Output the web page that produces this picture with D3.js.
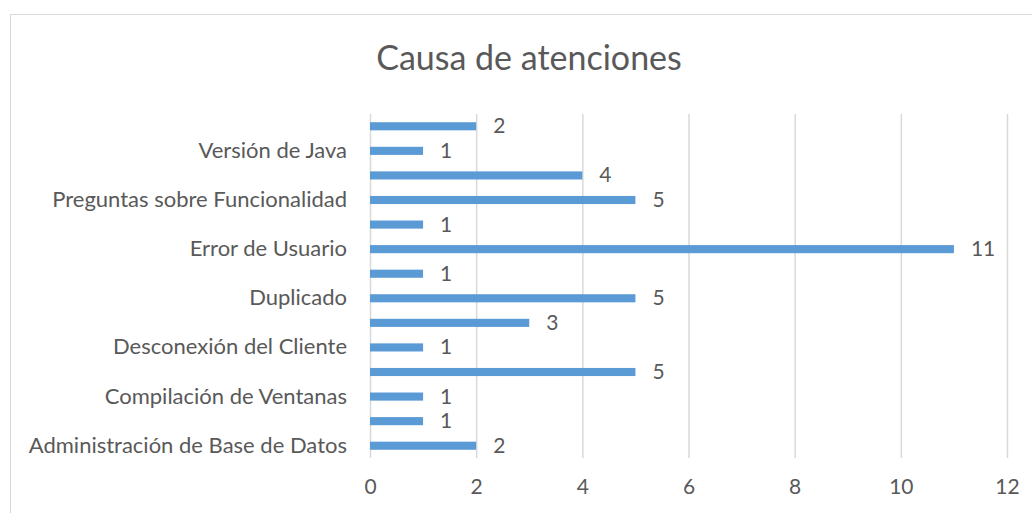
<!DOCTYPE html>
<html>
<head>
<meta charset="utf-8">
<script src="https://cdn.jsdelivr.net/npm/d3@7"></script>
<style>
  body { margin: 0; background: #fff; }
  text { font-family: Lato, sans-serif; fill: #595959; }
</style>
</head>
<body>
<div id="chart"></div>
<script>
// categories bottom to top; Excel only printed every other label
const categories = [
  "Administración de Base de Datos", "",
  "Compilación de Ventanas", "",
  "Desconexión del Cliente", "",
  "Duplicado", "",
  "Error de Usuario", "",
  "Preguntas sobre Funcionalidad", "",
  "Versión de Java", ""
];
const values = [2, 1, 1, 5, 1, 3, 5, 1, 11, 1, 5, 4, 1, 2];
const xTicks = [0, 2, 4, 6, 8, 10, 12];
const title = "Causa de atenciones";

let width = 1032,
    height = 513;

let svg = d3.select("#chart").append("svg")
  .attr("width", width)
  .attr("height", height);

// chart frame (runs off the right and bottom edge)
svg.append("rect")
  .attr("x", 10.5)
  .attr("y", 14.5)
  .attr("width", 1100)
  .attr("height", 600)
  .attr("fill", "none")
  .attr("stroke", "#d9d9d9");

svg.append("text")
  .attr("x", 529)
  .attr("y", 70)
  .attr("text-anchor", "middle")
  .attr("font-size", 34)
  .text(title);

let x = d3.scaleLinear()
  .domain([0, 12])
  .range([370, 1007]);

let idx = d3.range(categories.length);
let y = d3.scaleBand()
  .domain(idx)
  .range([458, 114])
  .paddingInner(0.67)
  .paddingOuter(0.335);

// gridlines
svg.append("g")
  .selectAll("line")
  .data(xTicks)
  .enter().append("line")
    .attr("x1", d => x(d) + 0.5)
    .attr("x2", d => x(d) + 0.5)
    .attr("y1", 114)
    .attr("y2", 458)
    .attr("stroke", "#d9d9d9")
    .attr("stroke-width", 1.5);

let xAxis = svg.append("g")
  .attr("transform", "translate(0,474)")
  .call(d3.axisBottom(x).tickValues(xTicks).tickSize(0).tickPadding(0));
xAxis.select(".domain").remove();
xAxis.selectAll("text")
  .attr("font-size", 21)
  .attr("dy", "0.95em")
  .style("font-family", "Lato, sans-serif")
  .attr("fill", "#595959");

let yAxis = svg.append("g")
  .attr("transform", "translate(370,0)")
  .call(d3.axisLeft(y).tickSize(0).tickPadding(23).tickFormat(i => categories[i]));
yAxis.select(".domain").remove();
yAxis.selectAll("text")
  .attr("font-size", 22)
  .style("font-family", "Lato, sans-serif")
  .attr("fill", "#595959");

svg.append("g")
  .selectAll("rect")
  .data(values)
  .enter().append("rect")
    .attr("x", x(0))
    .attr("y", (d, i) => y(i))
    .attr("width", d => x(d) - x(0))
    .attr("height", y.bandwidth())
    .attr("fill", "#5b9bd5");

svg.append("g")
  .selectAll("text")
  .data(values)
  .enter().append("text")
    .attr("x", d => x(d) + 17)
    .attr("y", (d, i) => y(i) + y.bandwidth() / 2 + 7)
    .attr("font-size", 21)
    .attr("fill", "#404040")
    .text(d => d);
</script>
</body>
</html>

■ GIVEN REQUEST ■
Copy each line exactly, and leave the pictures out of your copy.

■ TASK ANSWER ■
Output the web page that produces this picture with D3.js.
<!DOCTYPE html>
<html>
<head>
<meta charset="utf-8">
<script src="https://cdn.jsdelivr.net/npm/d3@7"></script>
<style>
  body { margin: 0; background: #fff; }
  text { font-family: Lato, sans-serif; fill: #595959; }
</style>
</head>
<body>
<div id="chart"></div>
<script>
// categories bottom to top; Excel only printed every other label
const categories = [
  "Administración de Base de Datos", "",
  "Compilación de Ventanas", "",
  "Desconexión del Cliente", "",
  "Duplicado", "",
  "Error de Usuario", "",
  "Preguntas sobre Funcionalidad", "",
  "Versión de Java", ""
];
const values = [2, 1, 1, 5, 1, 3, 5, 1, 11, 1, 5, 4, 1, 2];
const xTicks = [0, 2, 4, 6, 8, 10, 12];
const title = "Causa de atenciones";

let width = 1032,
    height = 513;

let svg = d3.select("#chart").append("svg")
  .attr("width", width)
  .attr("height", height);

// chart frame (runs off the right and bottom edge)
svg.append("rect")
  .attr("x", 10.5)
  .attr("y", 14.5)
  .attr("width", 1100)
  .attr("height", 600)
  .attr("fill", "none")
  .attr("stroke", "#d9d9d9");

svg.append("text")
  .attr("x", 529)
  .attr("y", 70)
  .attr("text-anchor", "middle")
  .attr("font-size", 34)
  .text(title);

let x = d3.scaleLinear()
  .domain([0, 12])
  .range([370, 1007]);

let idx = d3.range(categories.length);
let y = d3.scaleBand()
  .domain(idx)
  .range([458, 114])
  .paddingInner(0.67)
  .paddingOuter(0.335);

// gridlines
svg.append("g")
  .selectAll("line")
  .data(xTicks)
  .enter().append("line")
    .attr("x1", d => x(d) + 0.5)
    .attr("x2", d => x(d) + 0.5)
    .attr("y1", 114)
    .attr("y2", 458)
    .attr("stroke", "#d9d9d9")
    .attr("stroke-width", 1.5);

let xAxis = svg.append("g")
  .attr("transform", "translate(0,474)")
  .call(d3.axisBottom(x).tickValues(xTicks).tickSize(0).tickPadding(0));
xAxis.select(".domain").remove();
xAxis.selectAll("text")
  .attr("font-size", 21)
  .attr("dy", "0.95em")
  .style("font-family", "Lato, sans-serif")
  .attr("fill", "#595959");

let yAxis = svg.append("g")
  .attr("transform", "translate(370,0)")
  .call(d3.axisLeft(y).tickSize(0).tickPadding(23).tickFormat(i => categories[i]));
yAxis.select(".domain").remove();
yAxis.selectAll("text")
  .attr("font-size", 22)
  .style("font-family", "Lato, sans-serif")
  .attr("fill", "#595959");

svg.append("g")
  .selectAll("rect")
  .data(values)
  .enter().append("rect")
    .attr("x", x(0))
    .attr("y", (d, i) => y(i))
    .attr("width", d => x(d) - x(0))
    .attr("height", y.bandwidth())
    .attr("fill", "#5b9bd5");

svg.append("g")
  .selectAll("text")
  .data(values)
  .enter().append("text")
    .attr("x", d => x(d) + 17)
    .attr("y", (d, i) => y(i) + y.bandwidth() / 2 + 7)
    .attr("font-size", 21)
    .attr("fill", "#404040")
    .text(d => d);
</script>
</body>
</html>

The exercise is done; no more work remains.